▸ **Given data**
------------------------------
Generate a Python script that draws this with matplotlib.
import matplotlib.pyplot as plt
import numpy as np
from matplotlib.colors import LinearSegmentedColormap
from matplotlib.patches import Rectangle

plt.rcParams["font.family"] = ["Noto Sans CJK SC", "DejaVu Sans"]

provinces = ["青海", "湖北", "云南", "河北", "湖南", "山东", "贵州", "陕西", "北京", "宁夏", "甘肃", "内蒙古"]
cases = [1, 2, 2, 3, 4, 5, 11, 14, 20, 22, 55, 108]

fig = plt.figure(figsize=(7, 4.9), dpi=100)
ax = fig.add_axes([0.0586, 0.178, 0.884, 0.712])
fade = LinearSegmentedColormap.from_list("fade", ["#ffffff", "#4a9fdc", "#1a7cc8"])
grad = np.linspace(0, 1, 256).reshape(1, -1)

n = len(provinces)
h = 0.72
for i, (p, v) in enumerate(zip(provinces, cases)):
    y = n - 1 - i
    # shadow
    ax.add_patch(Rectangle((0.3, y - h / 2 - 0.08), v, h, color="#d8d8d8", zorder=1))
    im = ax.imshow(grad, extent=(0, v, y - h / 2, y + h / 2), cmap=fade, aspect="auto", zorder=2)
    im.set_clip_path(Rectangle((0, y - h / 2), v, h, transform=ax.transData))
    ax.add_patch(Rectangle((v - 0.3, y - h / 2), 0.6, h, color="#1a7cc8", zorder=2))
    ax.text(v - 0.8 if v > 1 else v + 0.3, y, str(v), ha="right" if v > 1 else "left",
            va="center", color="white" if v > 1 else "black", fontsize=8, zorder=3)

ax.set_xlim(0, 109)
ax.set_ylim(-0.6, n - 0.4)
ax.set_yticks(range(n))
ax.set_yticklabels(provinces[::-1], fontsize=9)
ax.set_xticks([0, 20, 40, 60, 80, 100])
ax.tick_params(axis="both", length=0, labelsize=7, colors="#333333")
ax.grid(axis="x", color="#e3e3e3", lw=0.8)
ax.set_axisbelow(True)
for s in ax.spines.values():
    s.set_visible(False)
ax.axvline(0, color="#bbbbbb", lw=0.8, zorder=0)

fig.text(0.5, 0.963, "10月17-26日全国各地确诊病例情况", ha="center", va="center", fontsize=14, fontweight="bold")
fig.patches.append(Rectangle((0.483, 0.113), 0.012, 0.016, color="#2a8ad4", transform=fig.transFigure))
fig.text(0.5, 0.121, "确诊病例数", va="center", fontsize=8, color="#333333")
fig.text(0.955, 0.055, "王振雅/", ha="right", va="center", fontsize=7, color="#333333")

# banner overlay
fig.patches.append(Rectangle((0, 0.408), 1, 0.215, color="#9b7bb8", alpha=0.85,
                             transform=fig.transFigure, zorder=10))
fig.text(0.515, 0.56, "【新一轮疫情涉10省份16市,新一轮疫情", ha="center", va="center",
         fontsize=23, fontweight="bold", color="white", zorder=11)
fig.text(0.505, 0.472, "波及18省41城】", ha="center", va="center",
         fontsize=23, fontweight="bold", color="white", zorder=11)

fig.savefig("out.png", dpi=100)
------------------------------
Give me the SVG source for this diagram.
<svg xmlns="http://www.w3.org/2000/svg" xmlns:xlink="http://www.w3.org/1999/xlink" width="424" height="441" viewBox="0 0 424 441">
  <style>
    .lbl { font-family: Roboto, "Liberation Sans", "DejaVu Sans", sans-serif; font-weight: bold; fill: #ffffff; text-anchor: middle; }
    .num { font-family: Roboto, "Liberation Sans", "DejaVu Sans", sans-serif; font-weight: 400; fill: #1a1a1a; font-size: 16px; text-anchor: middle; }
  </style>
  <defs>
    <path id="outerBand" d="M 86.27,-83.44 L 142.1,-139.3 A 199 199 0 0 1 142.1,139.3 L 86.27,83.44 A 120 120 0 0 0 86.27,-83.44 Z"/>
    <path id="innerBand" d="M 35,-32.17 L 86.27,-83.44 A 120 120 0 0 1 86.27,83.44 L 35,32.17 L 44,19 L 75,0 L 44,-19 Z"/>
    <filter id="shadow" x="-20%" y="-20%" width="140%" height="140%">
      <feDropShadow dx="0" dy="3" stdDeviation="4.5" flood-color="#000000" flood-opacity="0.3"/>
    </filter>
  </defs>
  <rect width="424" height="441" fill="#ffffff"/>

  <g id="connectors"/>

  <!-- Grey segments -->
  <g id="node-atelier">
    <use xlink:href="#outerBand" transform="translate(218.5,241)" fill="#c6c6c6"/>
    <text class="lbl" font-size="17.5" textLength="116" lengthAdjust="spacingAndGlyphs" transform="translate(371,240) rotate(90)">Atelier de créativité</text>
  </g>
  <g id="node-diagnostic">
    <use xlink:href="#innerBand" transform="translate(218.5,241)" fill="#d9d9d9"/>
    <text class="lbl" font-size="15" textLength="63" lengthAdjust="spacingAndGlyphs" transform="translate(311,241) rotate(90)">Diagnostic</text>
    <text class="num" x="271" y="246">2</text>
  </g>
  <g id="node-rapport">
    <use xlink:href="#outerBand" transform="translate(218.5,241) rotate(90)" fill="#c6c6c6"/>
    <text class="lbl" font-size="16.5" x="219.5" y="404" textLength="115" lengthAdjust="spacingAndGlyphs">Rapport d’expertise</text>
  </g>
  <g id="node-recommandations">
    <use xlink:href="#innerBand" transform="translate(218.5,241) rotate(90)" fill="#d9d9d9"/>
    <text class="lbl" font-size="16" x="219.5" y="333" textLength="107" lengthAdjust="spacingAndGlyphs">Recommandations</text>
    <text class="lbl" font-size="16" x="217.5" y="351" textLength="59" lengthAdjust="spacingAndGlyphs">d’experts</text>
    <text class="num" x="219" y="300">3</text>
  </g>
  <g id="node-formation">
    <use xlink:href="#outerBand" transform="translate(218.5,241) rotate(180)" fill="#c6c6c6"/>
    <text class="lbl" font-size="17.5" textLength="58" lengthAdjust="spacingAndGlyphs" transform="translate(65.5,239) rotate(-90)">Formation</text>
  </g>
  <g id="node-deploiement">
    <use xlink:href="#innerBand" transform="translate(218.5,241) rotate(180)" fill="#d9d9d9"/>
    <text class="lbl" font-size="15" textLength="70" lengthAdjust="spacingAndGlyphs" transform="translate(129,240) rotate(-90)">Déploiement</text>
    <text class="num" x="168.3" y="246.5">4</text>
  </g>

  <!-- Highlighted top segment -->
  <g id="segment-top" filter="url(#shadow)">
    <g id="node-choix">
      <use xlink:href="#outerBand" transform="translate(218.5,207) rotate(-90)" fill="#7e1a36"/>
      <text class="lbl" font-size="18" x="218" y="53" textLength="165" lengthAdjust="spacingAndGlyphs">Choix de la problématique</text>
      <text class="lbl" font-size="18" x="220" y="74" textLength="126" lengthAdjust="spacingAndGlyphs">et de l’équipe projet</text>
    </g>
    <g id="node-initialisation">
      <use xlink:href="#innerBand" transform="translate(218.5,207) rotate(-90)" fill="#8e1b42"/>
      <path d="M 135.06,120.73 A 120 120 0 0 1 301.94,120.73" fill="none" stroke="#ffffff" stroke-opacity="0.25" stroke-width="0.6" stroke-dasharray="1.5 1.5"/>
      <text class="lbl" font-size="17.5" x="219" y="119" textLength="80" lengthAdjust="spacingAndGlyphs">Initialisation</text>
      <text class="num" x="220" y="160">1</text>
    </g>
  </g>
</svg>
------------------------------
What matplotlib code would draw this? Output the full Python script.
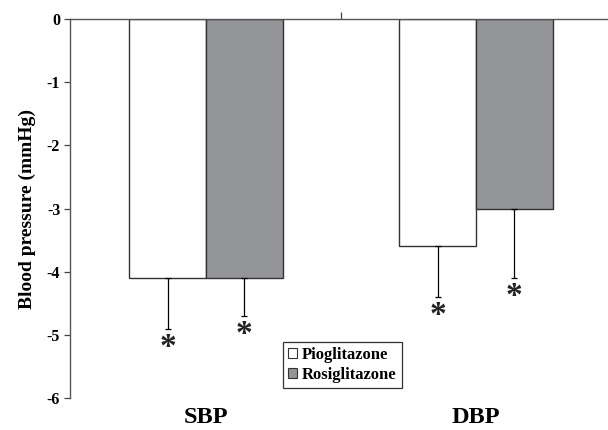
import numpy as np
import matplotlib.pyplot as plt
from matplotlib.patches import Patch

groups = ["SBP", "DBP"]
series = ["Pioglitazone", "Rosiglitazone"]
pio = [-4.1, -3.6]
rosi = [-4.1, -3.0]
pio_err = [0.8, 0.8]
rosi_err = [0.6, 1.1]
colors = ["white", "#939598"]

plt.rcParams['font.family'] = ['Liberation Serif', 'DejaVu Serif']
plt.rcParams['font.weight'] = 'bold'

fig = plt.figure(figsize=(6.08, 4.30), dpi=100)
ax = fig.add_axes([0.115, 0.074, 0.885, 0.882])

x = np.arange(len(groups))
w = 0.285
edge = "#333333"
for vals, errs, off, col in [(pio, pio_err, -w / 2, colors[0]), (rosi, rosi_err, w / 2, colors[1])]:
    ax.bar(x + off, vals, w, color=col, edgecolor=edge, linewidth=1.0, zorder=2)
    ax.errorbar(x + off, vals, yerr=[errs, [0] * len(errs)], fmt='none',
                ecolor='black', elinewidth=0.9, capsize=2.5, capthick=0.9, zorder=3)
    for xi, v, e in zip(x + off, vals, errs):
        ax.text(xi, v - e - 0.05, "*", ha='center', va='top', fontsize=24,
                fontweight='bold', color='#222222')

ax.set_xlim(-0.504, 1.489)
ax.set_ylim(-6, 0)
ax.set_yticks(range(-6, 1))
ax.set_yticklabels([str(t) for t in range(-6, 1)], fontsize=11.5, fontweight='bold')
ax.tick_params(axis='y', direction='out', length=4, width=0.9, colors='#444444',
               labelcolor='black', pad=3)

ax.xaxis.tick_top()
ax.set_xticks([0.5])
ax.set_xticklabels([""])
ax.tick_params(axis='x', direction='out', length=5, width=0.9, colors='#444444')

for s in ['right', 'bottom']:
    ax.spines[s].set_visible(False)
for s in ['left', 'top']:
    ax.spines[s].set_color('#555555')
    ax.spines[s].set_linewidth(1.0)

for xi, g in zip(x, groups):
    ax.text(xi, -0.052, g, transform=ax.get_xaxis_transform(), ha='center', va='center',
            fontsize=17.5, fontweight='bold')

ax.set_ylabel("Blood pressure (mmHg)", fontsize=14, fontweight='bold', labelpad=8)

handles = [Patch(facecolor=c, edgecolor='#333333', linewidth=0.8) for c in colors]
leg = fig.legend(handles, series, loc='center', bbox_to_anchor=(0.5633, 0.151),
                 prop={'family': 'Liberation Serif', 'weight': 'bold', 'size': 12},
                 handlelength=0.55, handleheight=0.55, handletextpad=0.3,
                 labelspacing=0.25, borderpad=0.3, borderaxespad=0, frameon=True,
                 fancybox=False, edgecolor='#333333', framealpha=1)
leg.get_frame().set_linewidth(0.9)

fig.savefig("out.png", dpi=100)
------------------------------
▸ **Directive**
Beginning with the line that contains "Generate a Python" and ending with the line that contains "grad = np.linspace(0, 1, 256).reshape(1, -1)", repeat exactly those lines and no others.

▸ **Answer to this exercise**
Generate a Python script that draws this with matplotlib.
import matplotlib.pyplot as plt
import numpy as np
from matplotlib.colors import LinearSegmentedColormap
from matplotlib.patches import Rectangle

plt.rcParams["font.family"] = ["Noto Sans CJK SC", "DejaVu Sans"]

provinces = ["青海", "湖北", "云南", "河北", "湖南", "山东", "贵州", "陕西", "北京", "宁夏", "甘肃", "内蒙古"]
cases = [1, 2, 2, 3, 4, 5, 11, 14, 20, 22, 55, 108]

fig = plt.figure(figsize=(7, 4.9), dpi=100)
ax = fig.add_axes([0.0586, 0.178, 0.884, 0.712])
fade = LinearSegmentedColormap.from_list("fade", ["#ffffff", "#4a9fdc", "#1a7cc8"])
grad = np.linspace(0, 1, 256).reshape(1, -1)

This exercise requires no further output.